Source code of charts:

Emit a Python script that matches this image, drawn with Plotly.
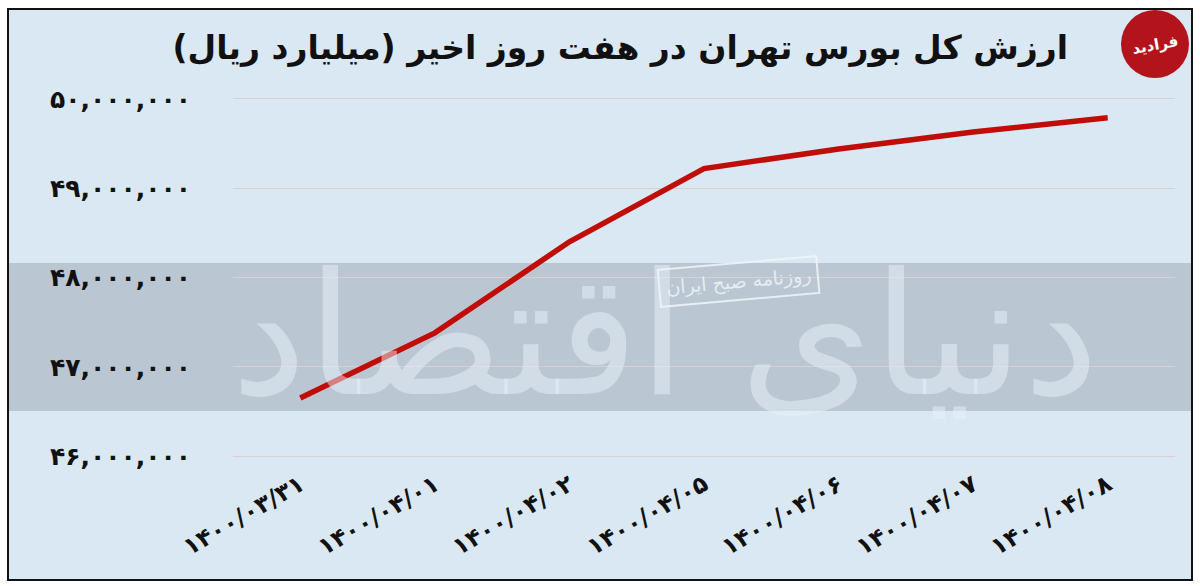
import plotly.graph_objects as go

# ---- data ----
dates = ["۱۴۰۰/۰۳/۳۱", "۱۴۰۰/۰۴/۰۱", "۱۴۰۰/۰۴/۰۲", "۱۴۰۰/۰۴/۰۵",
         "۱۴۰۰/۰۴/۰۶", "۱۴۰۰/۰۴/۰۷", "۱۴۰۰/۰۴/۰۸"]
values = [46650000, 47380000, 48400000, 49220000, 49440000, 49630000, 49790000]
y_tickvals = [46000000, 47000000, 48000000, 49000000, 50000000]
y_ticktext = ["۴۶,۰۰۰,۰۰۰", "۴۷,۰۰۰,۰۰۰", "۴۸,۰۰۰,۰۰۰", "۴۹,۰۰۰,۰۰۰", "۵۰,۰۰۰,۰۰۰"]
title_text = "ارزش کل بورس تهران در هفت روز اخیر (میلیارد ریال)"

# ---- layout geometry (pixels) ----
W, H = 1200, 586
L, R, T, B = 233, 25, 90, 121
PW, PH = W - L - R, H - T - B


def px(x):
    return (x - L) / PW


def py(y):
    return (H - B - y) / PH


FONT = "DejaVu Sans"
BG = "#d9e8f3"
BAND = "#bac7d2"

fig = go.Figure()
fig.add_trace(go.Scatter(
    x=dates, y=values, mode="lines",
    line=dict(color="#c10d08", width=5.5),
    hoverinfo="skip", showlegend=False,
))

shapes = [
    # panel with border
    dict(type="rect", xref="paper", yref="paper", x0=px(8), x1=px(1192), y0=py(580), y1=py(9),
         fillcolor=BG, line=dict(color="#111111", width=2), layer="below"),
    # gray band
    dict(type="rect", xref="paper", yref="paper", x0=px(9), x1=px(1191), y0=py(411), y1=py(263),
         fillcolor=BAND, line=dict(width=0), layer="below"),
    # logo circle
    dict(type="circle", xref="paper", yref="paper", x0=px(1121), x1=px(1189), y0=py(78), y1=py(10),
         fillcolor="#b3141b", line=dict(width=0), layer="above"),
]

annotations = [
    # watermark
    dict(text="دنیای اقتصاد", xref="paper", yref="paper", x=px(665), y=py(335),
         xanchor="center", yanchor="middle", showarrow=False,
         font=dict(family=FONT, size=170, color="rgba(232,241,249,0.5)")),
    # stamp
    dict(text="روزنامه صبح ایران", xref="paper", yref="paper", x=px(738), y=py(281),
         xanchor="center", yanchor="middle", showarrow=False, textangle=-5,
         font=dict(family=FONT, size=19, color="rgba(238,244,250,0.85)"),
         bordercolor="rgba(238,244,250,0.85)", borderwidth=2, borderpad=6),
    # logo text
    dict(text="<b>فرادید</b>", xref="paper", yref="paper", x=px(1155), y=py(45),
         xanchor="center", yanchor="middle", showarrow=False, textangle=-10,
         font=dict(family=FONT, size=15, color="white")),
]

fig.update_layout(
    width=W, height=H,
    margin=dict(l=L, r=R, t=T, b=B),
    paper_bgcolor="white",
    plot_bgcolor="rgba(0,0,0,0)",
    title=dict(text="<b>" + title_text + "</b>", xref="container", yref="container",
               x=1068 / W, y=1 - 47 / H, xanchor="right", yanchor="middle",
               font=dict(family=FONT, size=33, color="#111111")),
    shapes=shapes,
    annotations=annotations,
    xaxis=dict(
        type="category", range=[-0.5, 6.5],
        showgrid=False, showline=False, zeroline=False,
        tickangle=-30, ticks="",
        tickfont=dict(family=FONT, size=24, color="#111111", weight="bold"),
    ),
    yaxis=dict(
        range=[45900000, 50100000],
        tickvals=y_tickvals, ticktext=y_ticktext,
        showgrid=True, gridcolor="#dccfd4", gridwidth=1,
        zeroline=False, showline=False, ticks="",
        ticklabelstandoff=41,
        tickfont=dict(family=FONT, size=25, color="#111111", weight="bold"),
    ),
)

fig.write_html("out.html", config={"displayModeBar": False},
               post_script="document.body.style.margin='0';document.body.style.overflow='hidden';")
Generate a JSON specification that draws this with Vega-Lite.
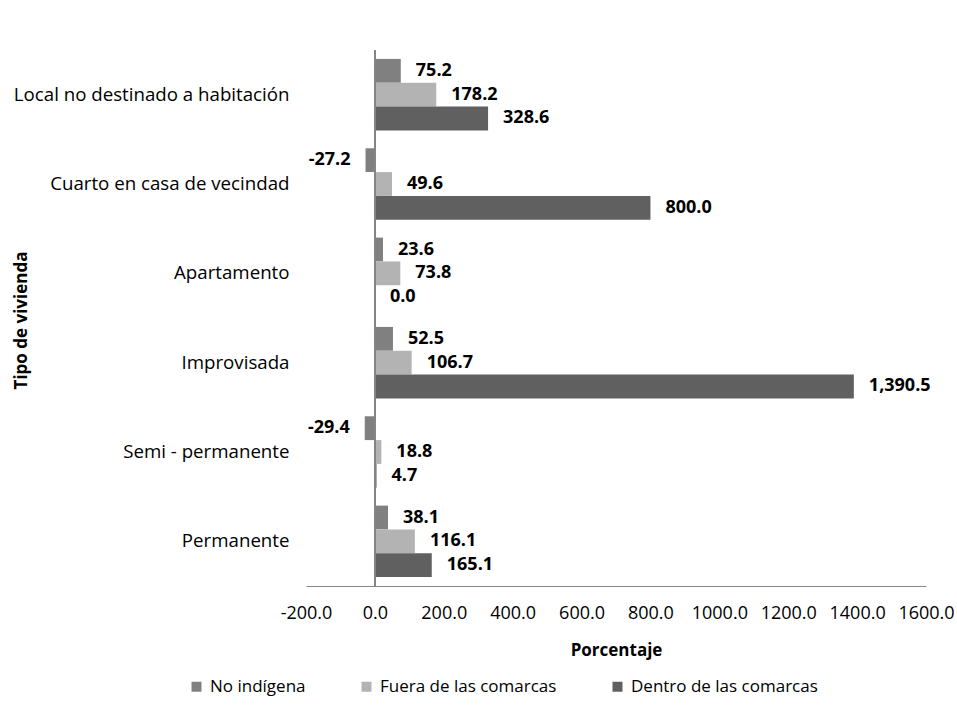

### [Written problem]
Without including any pictures, print all of the material exactly as given.

### [Full output]
Emit a Python script that matches this image, drawn with Plotly.
import plotly.graph_objects as go

# ---- data ----
dates = ["۱۴۰۰/۰۳/۳۱", "۱۴۰۰/۰۴/۰۱", "۱۴۰۰/۰۴/۰۲", "۱۴۰۰/۰۴/۰۵",
         "۱۴۰۰/۰۴/۰۶", "۱۴۰۰/۰۴/۰۷", "۱۴۰۰/۰۴/۰۸"]
values = [46650000, 47380000, 48400000, 49220000, 49440000, 49630000, 49790000]
y_tickvals = [46000000, 47000000, 48000000, 49000000, 50000000]
y_ticktext = ["۴۶,۰۰۰,۰۰۰", "۴۷,۰۰۰,۰۰۰", "۴۸,۰۰۰,۰۰۰", "۴۹,۰۰۰,۰۰۰", "۵۰,۰۰۰,۰۰۰"]
title_text = "ارزش کل بورس تهران در هفت روز اخیر (میلیارد ریال)"

# ---- layout geometry (pixels) ----
W, H = 1200, 586
L, R, T, B = 233, 25, 90, 121
PW, PH = W - L - R, H - T - B


def px(x):
    return (x - L) / PW


def py(y):
    return (H - B - y) / PH


FONT = "DejaVu Sans"
BG = "#d9e8f3"
BAND = "#bac7d2"

fig = go.Figure()
fig.add_trace(go.Scatter(
    x=dates, y=values, mode="lines",
    line=dict(color="#c10d08", width=5.5),
    hoverinfo="skip", showlegend=False,
))

shapes = [
    # panel with border
    dict(type="rect", xref="paper", yref="paper", x0=px(8), x1=px(1192), y0=py(580), y1=py(9),
         fillcolor=BG, line=dict(color="#111111", width=2), layer="below"),
    # gray band
    dict(type="rect", xref="paper", yref="paper", x0=px(9), x1=px(1191), y0=py(411), y1=py(263),
         fillcolor=BAND, line=dict(width=0), layer="below"),
    # logo circle
    dict(type="circle", xref="paper", yref="paper", x0=px(1121), x1=px(1189), y0=py(78), y1=py(10),
         fillcolor="#b3141b", line=dict(width=0), layer="above"),
]

annotations = [
    # watermark
    dict(text="دنیای اقتصاد", xref="paper", yref="paper", x=px(665), y=py(335),
         xanchor="center", yanchor="middle", showarrow=False,
         font=dict(family=FONT, size=170, color="rgba(232,241,249,0.5)")),
    # stamp
    dict(text="روزنامه صبح ایران", xref="paper", yref="paper", x=px(738), y=py(281),
         xanchor="center", yanchor="middle", showarrow=False, textangle=-5,
         font=dict(family=FONT, size=19, color="rgba(238,244,250,0.85)"),
         bordercolor="rgba(238,244,250,0.85)", borderwidth=2, borderpad=6),
    # logo text
    dict(text="<b>فرادید</b>", xref="paper", yref="paper", x=px(1155), y=py(45),
         xanchor="center", yanchor="middle", showarrow=False, textangle=-10,
         font=dict(family=FONT, size=15, color="white")),
]

fig.update_layout(
    width=W, height=H,
    margin=dict(l=L, r=R, t=T, b=B),
    paper_bgcolor="white",
    plot_bgcolor="rgba(0,0,0,0)",
    title=dict(text="<b>" + title_text + "</b>", xref="container", yref="container",
               x=1068 / W, y=1 - 47 / H, xanchor="right", yanchor="middle",
               font=dict(family=FONT, size=33, color="#111111")),
    shapes=shapes,
    annotations=annotations,
    xaxis=dict(
        type="category", range=[-0.5, 6.5],
        showgrid=False, showline=False, zeroline=False,
        tickangle=-30, ticks="",
        tickfont=dict(family=FONT, size=24, color="#111111", weight="bold"),
    ),
    yaxis=dict(
        range=[45900000, 50100000],
        tickvals=y_tickvals, ticktext=y_ticktext,
        showgrid=True, gridcolor="#dccfd4", gridwidth=1,
        zeroline=False, showline=False, ticks="",
        ticklabelstandoff=41,
        tickfont=dict(family=FONT, size=25, color="#111111", weight="bold"),
    ),
)

fig.write_html("out.html", config={"displayModeBar": False},
               post_script="document.body.style.margin='0';document.body.style.overflow='hidden';")
Generate a JSON specification that draws this with Vega-Lite.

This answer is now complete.